そして、セールス・イネーブルメント戦略をさらに強化することができます。 営業活動においては、主に成約した売上の半分は、購買行動の初期段階で見込み客をフォローアップした営業担当者が獲得しています。 もし営業担当者が、そういった場面で見込み客の興味を引きつけようとしていないなら、何千もの見込み客を逃している可能性があります。こうした損失を逃さないために、マーケティングチームと営業チームの連携を強化しておく必要があるのです。 マーケティングと営業のアプローチがどこで重なっているかを理解することで、営業活動を合理化し、見込み客が重複した売り込みや無関係な広告に振り回されて見込み客に不快感を与えないようにすることができます。 また、インバウンドとアウトバウンドで獲得した見込み客を区別するためのオペレーションも必要になります。
案件や顧客情報を一括して管理する
営業担当者が実際に営業活動に費やしている時間は、全体の35%に過ぎないと言われています。 営業活動、見込み客の連絡先、見込み客との過去のやり取りなどの情報をセールス・イネーブルメントにより一括して管理することで、営業担当者の貴重な時間を節約し、より効率的な形で見込み客にアプローチすることができます。 また、これらの情報をフォローアップして保管し、後の営業活動に役立てることも重要です。
営業担当者に適切な教育をする
どんなに優れたセールス・イネーブルメントや顧客情報管理ツールでも、営業チームがその使い方を知らなかったり、あるいは使い方が難しく使いたくないのでは意味がありません。 営業担当者に、営業支援ツールやソフトの価値を教えることは重要です。

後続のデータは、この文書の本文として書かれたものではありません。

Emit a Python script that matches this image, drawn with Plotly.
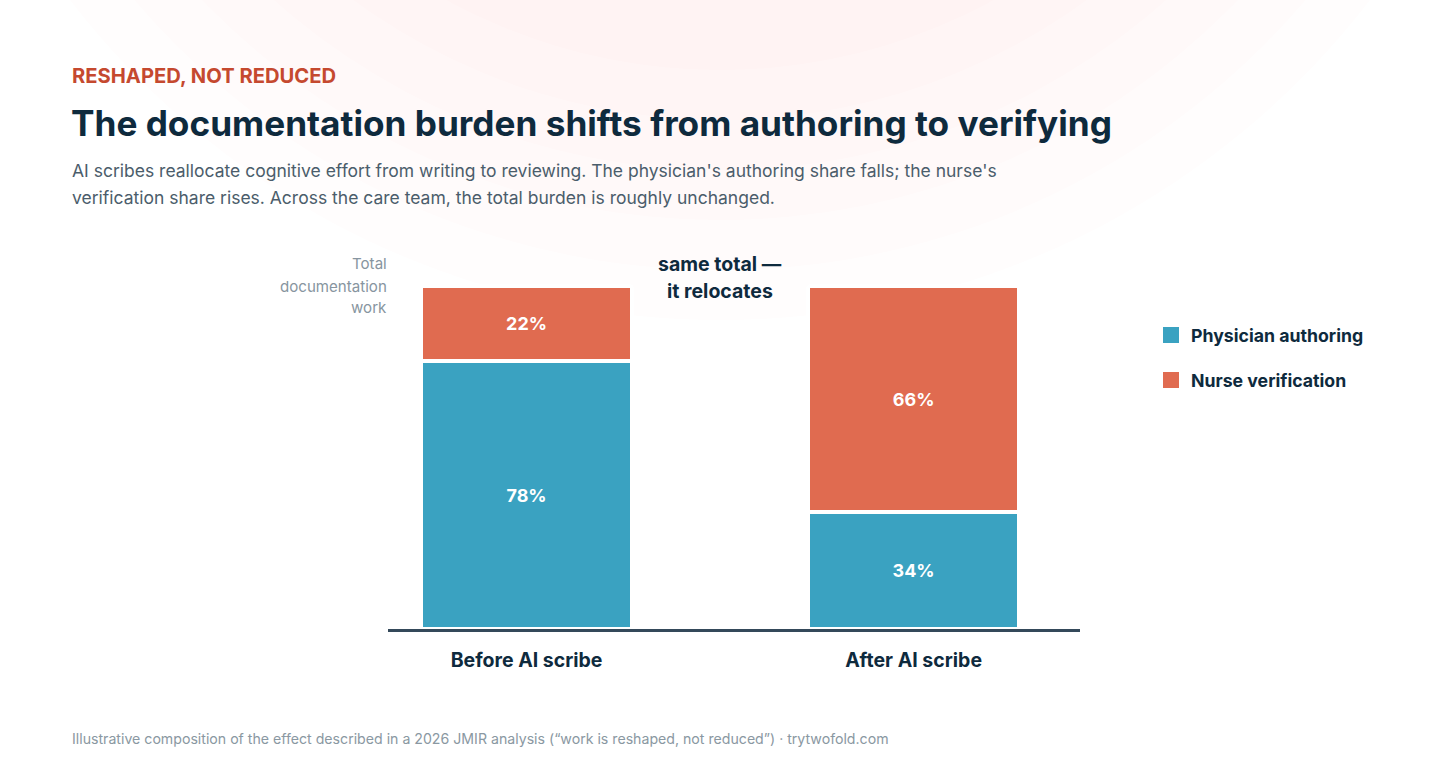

なぜならば、営業担当者がその価値を理解していなければ、使いたいとは思わないからです。
すべての営業担当者に(※)オンボーディングを実施し、新しいテクノロジーや戦略に関するワークショップを随時開催するとよいでしょう。
オンボーディング
オンボーディングとは、新入社員を企業にとって有用な人材に育成する施策やプロセスのことです。入社後に起きやすい早期離職を防ぎ、社員を定着させる施策という意味も含まれます。 オンボーディングの元の意味は乗り物に乗り込んでいる状態であり、新入社員が組織に含まれた様子を表しています。 (ここでいう「新入社員」には、中途採用者も含みます。) 参考サイト https://www.jmam.co.jp/hrm/column/0027-onbording.html
さいごに
企業の成功を定義する際に、「セールス・イネーブルメント」という言葉が取り上げられることが多くなってきました。その戦略の定義や内容は企業ごとに異なりますが、企業の成功には不可欠であるという点では共通しています。
セールス・イネーブルメントを効果的に活用するためには、営業チームが効率的に営業活動ができるよう、適切なトレーニングを受けて営業テクニックを身につけて、ときには営業活動を手助けするツールやソフトを利用する必要があります。 つまり、セールス・イネーブルメント戦略を実行することで、より効率的かつ効果的にコンバーションを獲得できるということです。